3. Calculate the number of moles of HClO4 added:
In the first case, no HClO4 has been added yet, so the number of moles of HClO4 added is 0.
4. Calculate the number of moles of excess HClO4 after each addition:
Moles of excess HClO4 = moles of HClO4 added - moles of KOH reacted
Since no HClO4 has been added yet, the moles of excess HClO4 is equal to 0 in the first case.
5. Determine the concentration of KOH and HClO4 after each addition:
Concentration of KOH = (moles of KOH remaining) / (total volume of solution)
Concentration of HClO4 = (moles of HClO4 remaining) / (total volume of solution)

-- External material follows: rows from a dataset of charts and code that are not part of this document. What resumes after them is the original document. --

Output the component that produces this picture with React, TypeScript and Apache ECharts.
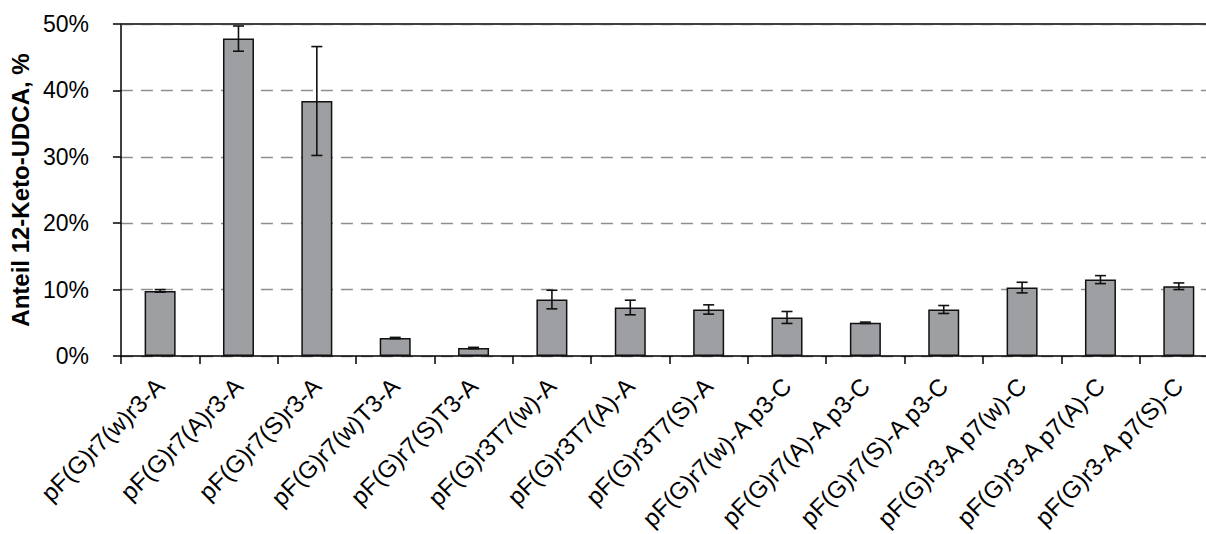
import React, { useEffect, useRef } from "react";
import * as echarts from "echarts";

// Construct names on the category axis
const categories = [
  "pF(G)r7(w)r3-A",
  "pF(G)r7(A)r3-A",
  "pF(G)r7(S)r3-A",
  "pF(G)r7(w)T3-A",
  "pF(G)r7(S)T3-A",
  "pF(G)r3T7(w)-A",
  "pF(G)r3T7(A)-A",
  "pF(G)r3T7(S)-A",
  "pF(G)r7(w)-A p3-C",
  "pF(G)r7(A)-A p3-C",
  "pF(G)r7(S)-A p3-C",
  "pF(G)r3-A p7(w)-C",
  "pF(G)r3-A p7(A)-C",
  "pF(G)r3-A p7(S)-C",
];

// Mean share of 12-keto-UDCA (%) per construct
const meanValues = [9.8, 47.8, 38.4, 2.7, 1.2, 8.5, 7.3, 7.0, 5.8, 5.0, 7.0, 10.3, 11.5, 10.5];

// Standard deviation (%) per construct
const stdDev = [0.2, 1.9, 8.2, 0.1, 0.1, 1.4, 1.1, 0.7, 0.9, 0.1, 0.6, 0.8, 0.6, 0.5];

// Value axis range and step
const yMin = 0;
const yMax = 50;
const yStep = 10;

const FONT = "'Liberation Sans', Arial, sans-serif";

export default function App() {
  const ref = useRef<HTMLDivElement>(null);

  useEffect(() => {
    if (!ref.current) return;
    const chart = echarts.init(ref.current, null, { renderer: "svg" });

    const errorData = meanValues.map((v, i) => [i, v - stdDev[i], v + stdDev[i]]);

    chart.setOption({
      animation: false,
      backgroundColor: "#ffffff",
      grid: { left: 118, top: 24, right: 12, bottom: 176, containLabel: false },
      xAxis: {
        type: "category",
        data: categories,
        axisLine: { lineStyle: { color: "#000000", width: 1.5 } },
        axisTick: { show: true, alignWithLabel: false, length: 8, lineStyle: { color: "#000000", width: 1.5 } },
        axisLabel: {
          rotate: 45,
          margin: 26,
          interval: 0,
          color: "#000000",
          fontFamily: FONT,
          fontSize: 24,
        },
        splitLine: { show: false },
      },
      yAxis: {
        type: "value",
        min: yMin,
        max: yMax,
        interval: yStep,
        name: "Anteil 12-Keto-UDCA, %",
        nameLocation: "middle",
        nameGap: 88,
        nameTextStyle: {
          fontFamily: FONT,
          fontSize: 24,
          fontWeight: "bold",
          color: "#000000",
        },
        axisLine: { show: true, lineStyle: { color: "#000000", width: 1.5 } },
        axisTick: { show: true, length: 8, lineStyle: { color: "#000000", width: 1.5 } },
        axisLabel: {
          formatter: "{value}%",
          margin: 32,
          color: "#000000",
          fontFamily: FONT,
          fontSize: 23,
        },
        splitLine: {
          show: true,
          lineStyle: { color: "#8e8e8e", width: 1.4, type: [12, 8] },
        },
      },
      series: [
        {
          type: "bar",
          data: meanValues,
          barWidth: 31,
          itemStyle: { color: "#9d9fa2", borderColor: "#111111", borderWidth: 1.5 },
          z: 2,
          // Solid frame line along the top of the plot area
          markLine: {
            silent: true,
            symbol: "none",
            label: { show: false },
            lineStyle: { color: "#404040", width: 2, type: "solid" },
            data: [{ yAxis: yMax }],
          },
        },
        {
          type: "custom",
          data: errorData,
          z: 3,
          renderItem: (params: any, api: any) => {
            const x = api.value(0);
            const lo = api.coord([x, api.value(1)]);
            const hi = api.coord([x, api.value(2)]);
            const half = 5.5;
            const style = { stroke: "#111111", lineWidth: 1.6, fill: "none" };
            return {
              type: "group",
              children: [
                { type: "line", shape: { x1: hi[0], y1: hi[1], x2: lo[0], y2: lo[1] }, style },
                { type: "line", shape: { x1: hi[0] - half, y1: hi[1], x2: hi[0] + half, y2: hi[1] }, style },
                { type: "line", shape: { x1: lo[0] - half, y1: lo[1], x2: lo[0] + half, y2: lo[1] }, style },
              ],
            };
          },
        },
      ],
    });

    return () => chart.dispose();
  }, []);

  // The drawing area runs a little past the right edge of the page
  return (
    <div
      ref={ref}
      style={{ position: "fixed", left: 0, top: 0, width: 1230, height: 534, background: "#fff" }}
    />
  );
}
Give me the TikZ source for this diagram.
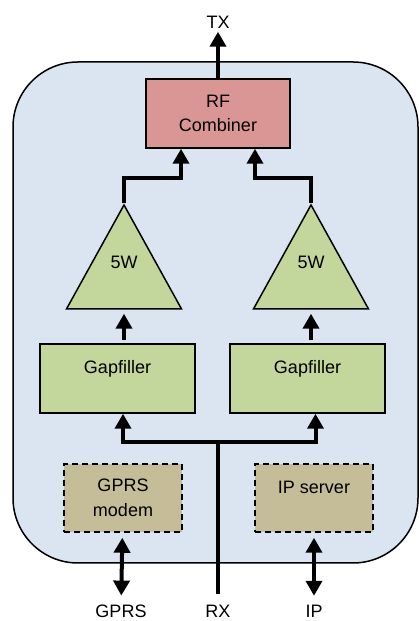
\documentclass[tikz,border=0pt]{standalone}
\usepackage{fontspec}
\setmainfont{Liberation Sans}
\usetikzlibrary{shapes.geometric, arrows.meta, positioning}

\definecolor{unitblue}{HTML}{DBE5F1}
\definecolor{combred}{HTML}{D99694}
\definecolor{ampgreen}{HTML}{C3D69B}
\definecolor{auxtan}{HTML}{C4BD97}

\begin{document}
\begin{tikzpicture}[
    x=1pt, y=1pt,
    font=\fontsize{18}{24.5}\selectfont,
    frame/.style    = {draw, line width=1.5pt, fill=unitblue, rectangle, rounded corners=65pt,
                       minimum width=405pt, minimum height=501pt},
    combiner/.style = {draw, line width=1.5pt, fill=combred, rectangle, align=center,
                       minimum width=144pt, minimum height=69pt},
    amp/.style      = {draw, line width=1.5pt, fill=ampgreen, isosceles triangle,
                       isosceles triangle stretches, shape border rotate=90,
                       minimum width=115pt, minimum height=104pt, inner sep=0pt,
                       text height=13pt, text depth=28pt},
    filler/.style   = {draw, line width=1.5pt, fill=ampgreen, rectangle,
                       minimum width=155pt, minimum height=69pt,
                       text height=13pt, text depth=23pt},
    aux/.style      = {draw, line width=1.5pt, dash pattern=on 6pt off 4pt, fill=auxtan,
                       rectangle, align=center, minimum width=118pt, minimum height=68pt},
    wire/.style     = {draw, line width=4pt},
    edge/.style     = {wire, -{Triangle[width=16pt, length=15pt]}},
    both/.style     = {wire, {Triangle[width=16pt, length=15pt]}-{Triangle[width=16pt, length=15pt]}},
  ]
  \useasboundingbox (0,0) rectangle (419,621);

  \node[frame] (unit) at (215.5,308.5) {};
  \node[combiner] (comb) at (218,507.5) {RF\\Combiner};
  \node (tx) at (218,599) {TX};
  \node[amp, anchor=apex] (amp1) at (124,418) {5W};
  \node[amp, anchor=apex] (amp2) at (311,418) {5W};
  \node[filler] (gap1) at (117.5,242.5) {Gapfiller};
  \node[filler] (gap2) at (307.5,242.5) {Gapfiller};
  \node[aux] (modem) at (123,123) {GPRS\\modem};
  \node[aux, text height=13pt, text depth=22pt] (ipsrv) at (314,123) {IP server};
  \node (gprs) at (121,9.5) {GPRS};
  \node (rx) at (218,9.5) {RX};
  \node (ip) at (314,9.5) {IP};
  \coordinate (split) at (218,179);

  \draw[edge] (comb.north) -- (tx);
  \draw[edge] (amp1.apex) -- ++(0,25) -| ([xshift=-37pt]comb.south);
  \draw[edge] (amp2.apex) -- ++(0,25) -| ([xshift=37pt]comb.south);
  \draw[edge, shorten <=3pt, shorten >=4pt] (gap1.north -| amp1.apex) -- (amp1.apex |- amp1.lower side);
  \draw[edge, shorten <=3pt, shorten >=4pt] (gap2.north -| amp2.apex) -- (amp2.apex |- amp2.lower side);
  \draw[wire, shorten <=8pt] (rx) -- (split);
  \draw[edge] (split) -| ([xshift=5.5pt]gap1.south);
  \draw[edge] (split) -| ([xshift=8pt]gap2.south);
  \draw[both, shorten <=5pt, shorten >=6pt] (modem) -- (gprs);
  \draw[both, shorten <=5pt, shorten >=6pt] (ipsrv) -- (ip);
\end{tikzpicture}
\end{document}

Total volume of solution = initial volume of KOH solution + volume of HClO4 added
6. Calculate the moles of OH- and H3O+ ions remaining after each addition:
Moles of OH- remaining = (moles of KOH remaining) - (moles of HClO4 reacted)
Moles of H3O+ formed = (moles of HClO4 reacted) - (moles of OH- reacted)
7. Calculate the pOH and pH after each addition:
pOH = -log10 (concentration of OH-)
pH = 14 - pOH
Using these steps, you can calculate the pH after each volume of acid has been added: 30.0 mL, 35.0 mL, 36.0 mL, 37.0 mL, and 40.0 mL.